Code that draws figures
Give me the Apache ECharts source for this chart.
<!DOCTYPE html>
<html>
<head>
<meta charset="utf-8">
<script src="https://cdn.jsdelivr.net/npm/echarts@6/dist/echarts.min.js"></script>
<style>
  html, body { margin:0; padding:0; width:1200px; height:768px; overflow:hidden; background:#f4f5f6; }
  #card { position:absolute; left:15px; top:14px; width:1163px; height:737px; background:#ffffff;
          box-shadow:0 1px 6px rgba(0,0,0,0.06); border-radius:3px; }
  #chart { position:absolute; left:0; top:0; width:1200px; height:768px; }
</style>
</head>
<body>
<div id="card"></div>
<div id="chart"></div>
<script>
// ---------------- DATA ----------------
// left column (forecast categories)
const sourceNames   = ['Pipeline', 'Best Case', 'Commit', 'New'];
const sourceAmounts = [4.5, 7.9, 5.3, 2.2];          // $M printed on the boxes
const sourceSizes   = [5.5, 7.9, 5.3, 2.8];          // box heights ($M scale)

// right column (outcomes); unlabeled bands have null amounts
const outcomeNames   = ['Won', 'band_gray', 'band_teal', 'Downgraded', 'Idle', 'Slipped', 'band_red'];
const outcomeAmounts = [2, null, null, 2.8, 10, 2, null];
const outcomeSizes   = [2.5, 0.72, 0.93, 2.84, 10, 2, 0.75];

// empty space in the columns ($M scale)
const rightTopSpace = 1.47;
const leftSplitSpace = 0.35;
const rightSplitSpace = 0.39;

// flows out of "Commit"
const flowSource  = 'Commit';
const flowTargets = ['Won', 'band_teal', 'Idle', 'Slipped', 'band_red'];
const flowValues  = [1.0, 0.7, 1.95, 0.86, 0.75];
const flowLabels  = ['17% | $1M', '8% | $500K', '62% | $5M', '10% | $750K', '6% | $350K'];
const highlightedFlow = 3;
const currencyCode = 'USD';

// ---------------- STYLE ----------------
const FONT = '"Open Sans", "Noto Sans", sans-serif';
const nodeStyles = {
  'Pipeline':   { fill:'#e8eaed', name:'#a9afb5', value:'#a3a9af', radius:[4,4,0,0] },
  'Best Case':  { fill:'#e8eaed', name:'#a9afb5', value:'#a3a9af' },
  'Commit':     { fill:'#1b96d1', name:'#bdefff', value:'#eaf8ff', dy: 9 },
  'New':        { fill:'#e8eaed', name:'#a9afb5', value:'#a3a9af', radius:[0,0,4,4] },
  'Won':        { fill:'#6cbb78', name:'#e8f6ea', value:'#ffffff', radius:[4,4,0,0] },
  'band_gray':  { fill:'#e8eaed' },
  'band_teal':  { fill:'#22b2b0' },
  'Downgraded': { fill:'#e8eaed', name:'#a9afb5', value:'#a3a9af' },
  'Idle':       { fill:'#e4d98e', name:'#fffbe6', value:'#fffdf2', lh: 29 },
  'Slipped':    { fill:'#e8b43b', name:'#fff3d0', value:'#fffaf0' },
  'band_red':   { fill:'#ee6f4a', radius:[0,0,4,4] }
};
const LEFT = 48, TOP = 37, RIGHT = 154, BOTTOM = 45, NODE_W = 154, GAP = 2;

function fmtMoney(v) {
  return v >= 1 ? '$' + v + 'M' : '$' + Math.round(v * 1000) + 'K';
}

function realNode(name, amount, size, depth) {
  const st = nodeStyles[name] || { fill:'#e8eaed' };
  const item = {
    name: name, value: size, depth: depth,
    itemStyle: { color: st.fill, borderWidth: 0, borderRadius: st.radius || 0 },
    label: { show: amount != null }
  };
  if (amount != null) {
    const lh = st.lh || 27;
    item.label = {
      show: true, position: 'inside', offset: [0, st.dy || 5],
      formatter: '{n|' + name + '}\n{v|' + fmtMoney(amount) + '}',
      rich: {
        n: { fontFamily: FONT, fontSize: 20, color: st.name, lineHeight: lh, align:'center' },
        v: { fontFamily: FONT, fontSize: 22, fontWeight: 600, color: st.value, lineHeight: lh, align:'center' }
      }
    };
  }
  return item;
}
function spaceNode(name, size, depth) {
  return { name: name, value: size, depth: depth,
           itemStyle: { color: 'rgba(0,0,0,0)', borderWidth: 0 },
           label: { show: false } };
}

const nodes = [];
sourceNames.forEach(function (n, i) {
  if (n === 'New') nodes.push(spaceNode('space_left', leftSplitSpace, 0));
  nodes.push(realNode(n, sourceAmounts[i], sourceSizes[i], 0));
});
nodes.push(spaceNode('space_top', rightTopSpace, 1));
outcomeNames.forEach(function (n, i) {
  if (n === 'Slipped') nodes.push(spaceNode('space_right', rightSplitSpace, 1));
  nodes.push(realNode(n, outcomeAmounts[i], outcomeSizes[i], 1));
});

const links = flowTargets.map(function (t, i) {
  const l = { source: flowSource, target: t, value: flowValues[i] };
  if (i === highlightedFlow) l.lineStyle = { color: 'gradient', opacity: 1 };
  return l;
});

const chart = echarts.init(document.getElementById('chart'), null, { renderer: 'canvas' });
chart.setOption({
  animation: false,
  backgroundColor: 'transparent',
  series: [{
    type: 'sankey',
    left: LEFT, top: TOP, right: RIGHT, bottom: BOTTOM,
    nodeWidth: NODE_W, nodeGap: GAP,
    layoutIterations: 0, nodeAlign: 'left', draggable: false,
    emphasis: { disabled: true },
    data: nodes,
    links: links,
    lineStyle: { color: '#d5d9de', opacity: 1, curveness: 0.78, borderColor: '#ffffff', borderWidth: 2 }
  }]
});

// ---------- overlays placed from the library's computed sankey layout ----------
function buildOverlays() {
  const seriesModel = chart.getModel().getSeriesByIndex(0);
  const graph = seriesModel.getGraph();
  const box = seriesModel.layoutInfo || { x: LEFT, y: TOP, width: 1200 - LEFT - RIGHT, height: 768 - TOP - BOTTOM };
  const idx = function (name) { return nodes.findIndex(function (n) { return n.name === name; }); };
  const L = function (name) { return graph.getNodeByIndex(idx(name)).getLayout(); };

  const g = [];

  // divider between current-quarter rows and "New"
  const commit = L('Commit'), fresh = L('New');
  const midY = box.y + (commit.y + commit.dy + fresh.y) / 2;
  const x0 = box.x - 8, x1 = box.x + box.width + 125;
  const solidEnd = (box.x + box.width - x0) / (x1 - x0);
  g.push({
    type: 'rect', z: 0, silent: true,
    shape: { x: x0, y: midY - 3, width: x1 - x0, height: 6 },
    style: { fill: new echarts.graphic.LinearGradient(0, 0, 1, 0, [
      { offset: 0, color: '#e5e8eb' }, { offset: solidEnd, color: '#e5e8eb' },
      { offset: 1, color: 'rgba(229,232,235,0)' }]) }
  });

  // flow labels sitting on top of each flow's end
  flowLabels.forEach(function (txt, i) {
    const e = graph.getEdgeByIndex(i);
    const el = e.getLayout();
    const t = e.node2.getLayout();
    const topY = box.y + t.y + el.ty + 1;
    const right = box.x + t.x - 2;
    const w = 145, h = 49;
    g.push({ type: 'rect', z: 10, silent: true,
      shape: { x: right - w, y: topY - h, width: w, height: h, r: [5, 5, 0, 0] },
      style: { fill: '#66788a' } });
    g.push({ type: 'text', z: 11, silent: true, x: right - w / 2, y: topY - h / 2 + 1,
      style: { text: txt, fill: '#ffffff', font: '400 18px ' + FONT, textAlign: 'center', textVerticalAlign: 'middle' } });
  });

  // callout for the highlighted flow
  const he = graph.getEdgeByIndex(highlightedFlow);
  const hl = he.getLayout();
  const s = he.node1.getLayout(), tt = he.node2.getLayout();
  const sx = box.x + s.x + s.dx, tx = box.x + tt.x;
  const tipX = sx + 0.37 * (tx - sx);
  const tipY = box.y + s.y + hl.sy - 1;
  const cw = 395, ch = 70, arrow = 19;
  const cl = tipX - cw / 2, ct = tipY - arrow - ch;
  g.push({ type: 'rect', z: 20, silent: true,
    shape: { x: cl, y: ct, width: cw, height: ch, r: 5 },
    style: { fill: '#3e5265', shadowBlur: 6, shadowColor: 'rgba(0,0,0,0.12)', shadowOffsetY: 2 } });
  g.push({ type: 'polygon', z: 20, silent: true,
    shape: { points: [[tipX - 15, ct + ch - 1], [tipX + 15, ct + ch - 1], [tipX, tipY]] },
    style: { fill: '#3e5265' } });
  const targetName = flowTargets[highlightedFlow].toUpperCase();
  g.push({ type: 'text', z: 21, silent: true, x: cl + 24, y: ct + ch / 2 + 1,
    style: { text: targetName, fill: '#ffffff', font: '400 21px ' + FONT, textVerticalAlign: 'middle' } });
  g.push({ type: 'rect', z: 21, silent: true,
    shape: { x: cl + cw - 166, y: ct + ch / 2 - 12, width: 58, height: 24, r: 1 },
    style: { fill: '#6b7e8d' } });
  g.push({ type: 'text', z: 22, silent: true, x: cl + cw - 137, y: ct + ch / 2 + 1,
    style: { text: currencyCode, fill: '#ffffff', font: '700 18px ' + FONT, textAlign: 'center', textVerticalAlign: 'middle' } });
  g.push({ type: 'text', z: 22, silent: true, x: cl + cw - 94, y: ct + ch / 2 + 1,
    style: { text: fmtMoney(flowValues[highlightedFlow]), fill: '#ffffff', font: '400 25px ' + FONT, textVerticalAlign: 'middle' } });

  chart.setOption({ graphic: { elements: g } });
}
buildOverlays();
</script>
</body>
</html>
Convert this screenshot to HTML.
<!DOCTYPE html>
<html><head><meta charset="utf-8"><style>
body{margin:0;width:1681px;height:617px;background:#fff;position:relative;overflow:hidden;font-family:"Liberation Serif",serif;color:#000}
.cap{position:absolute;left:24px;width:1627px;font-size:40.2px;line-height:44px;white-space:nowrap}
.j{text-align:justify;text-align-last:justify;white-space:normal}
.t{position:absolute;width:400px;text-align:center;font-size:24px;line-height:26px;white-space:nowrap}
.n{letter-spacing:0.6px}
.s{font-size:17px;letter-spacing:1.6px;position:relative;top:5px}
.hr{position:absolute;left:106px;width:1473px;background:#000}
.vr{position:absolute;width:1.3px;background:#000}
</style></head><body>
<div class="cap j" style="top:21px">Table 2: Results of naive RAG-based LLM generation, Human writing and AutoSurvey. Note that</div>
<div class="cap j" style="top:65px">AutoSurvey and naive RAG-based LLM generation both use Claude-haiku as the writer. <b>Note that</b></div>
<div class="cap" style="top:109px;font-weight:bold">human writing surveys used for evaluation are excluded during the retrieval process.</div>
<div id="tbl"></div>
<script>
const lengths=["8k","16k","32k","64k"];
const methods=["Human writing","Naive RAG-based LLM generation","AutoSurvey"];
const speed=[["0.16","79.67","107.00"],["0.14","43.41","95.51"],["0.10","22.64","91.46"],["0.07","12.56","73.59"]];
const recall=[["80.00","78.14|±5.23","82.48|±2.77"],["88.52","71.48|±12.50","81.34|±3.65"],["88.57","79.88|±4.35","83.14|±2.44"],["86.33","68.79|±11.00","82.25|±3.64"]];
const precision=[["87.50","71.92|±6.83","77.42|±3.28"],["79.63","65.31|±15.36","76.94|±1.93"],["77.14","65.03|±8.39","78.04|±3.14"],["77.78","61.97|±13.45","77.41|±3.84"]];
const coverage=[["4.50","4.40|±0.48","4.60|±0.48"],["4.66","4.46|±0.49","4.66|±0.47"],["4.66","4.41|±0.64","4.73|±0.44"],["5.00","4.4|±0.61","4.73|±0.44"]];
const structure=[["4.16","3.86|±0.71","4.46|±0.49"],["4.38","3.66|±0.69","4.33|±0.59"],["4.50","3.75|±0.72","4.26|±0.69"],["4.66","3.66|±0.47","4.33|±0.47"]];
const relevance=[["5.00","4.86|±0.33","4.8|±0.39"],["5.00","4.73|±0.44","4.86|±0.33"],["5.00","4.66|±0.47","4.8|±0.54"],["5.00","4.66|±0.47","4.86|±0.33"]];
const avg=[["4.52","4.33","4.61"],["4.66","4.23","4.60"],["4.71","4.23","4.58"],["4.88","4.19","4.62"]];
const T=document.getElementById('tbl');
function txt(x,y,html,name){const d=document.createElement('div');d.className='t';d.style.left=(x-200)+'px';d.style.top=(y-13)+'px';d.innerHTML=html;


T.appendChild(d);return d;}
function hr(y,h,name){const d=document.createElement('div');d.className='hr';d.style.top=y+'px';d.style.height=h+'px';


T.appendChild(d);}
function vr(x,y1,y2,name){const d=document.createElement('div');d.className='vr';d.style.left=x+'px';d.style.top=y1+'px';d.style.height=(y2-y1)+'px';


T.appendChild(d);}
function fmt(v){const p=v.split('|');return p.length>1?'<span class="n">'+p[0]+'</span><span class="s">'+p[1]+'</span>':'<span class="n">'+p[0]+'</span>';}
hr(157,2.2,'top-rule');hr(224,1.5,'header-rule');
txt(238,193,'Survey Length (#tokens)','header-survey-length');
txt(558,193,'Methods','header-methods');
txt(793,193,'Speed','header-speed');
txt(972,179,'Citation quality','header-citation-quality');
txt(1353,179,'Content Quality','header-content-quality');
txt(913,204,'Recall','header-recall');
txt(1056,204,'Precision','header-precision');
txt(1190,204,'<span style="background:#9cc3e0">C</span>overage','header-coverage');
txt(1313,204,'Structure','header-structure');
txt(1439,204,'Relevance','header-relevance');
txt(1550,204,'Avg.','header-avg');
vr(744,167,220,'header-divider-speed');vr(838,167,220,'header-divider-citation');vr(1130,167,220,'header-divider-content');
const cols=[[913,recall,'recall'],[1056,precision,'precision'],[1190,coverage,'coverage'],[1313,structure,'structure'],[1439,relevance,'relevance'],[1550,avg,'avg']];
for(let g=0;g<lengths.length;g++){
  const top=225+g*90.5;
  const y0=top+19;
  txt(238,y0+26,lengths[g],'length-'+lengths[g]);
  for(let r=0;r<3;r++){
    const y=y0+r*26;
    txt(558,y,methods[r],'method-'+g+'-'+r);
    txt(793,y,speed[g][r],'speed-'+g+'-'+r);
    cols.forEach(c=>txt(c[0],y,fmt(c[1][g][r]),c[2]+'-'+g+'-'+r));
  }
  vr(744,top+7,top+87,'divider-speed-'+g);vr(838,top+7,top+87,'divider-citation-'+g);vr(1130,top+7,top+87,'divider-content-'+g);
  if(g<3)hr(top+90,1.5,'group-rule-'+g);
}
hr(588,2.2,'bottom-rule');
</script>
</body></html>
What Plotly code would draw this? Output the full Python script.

*SET PROBLEM*.
Extract the lines above, from the first one through the one containing "10, 2, 0.75];", and return only those, unchanged.

*SOLUTION TO THIS PROBLEM*.
Give me the Apache ECharts source for this chart.
<!DOCTYPE html>
<html>
<head>
<meta charset="utf-8">
<script src="https://cdn.jsdelivr.net/npm/echarts@6/dist/echarts.min.js"></script>
<style>
  html, body { margin:0; padding:0; width:1200px; height:768px; overflow:hidden; background:#f4f5f6; }
  #card { position:absolute; left:15px; top:14px; width:1163px; height:737px; background:#ffffff;
          box-shadow:0 1px 6px rgba(0,0,0,0.06); border-radius:3px; }
  #chart { position:absolute; left:0; top:0; width:1200px; height:768px; }
</style>
</head>
<body>
<div id="card"></div>
<div id="chart"></div>
<script>
// ---------------- DATA ----------------
// left column (forecast categories)
const sourceNames   = ['Pipeline', 'Best Case', 'Commit', 'New'];
const sourceAmounts = [4.5, 7.9, 5.3, 2.2];          // $M printed on the boxes
const sourceSizes   = [5.5, 7.9, 5.3, 2.8];          // box heights ($M scale)

// right column (outcomes); unlabeled bands have null amounts
const outcomeNames   = ['Won', 'band_gray', 'band_teal', 'Downgraded', 'Idle', 'Slipped', 'band_red'];
const outcomeAmounts = [2, null, null, 2.8, 10, 2, null];
const outcomeSizes   = [2.5, 0.72, 0.93, 2.84, 10, 2, 0.75];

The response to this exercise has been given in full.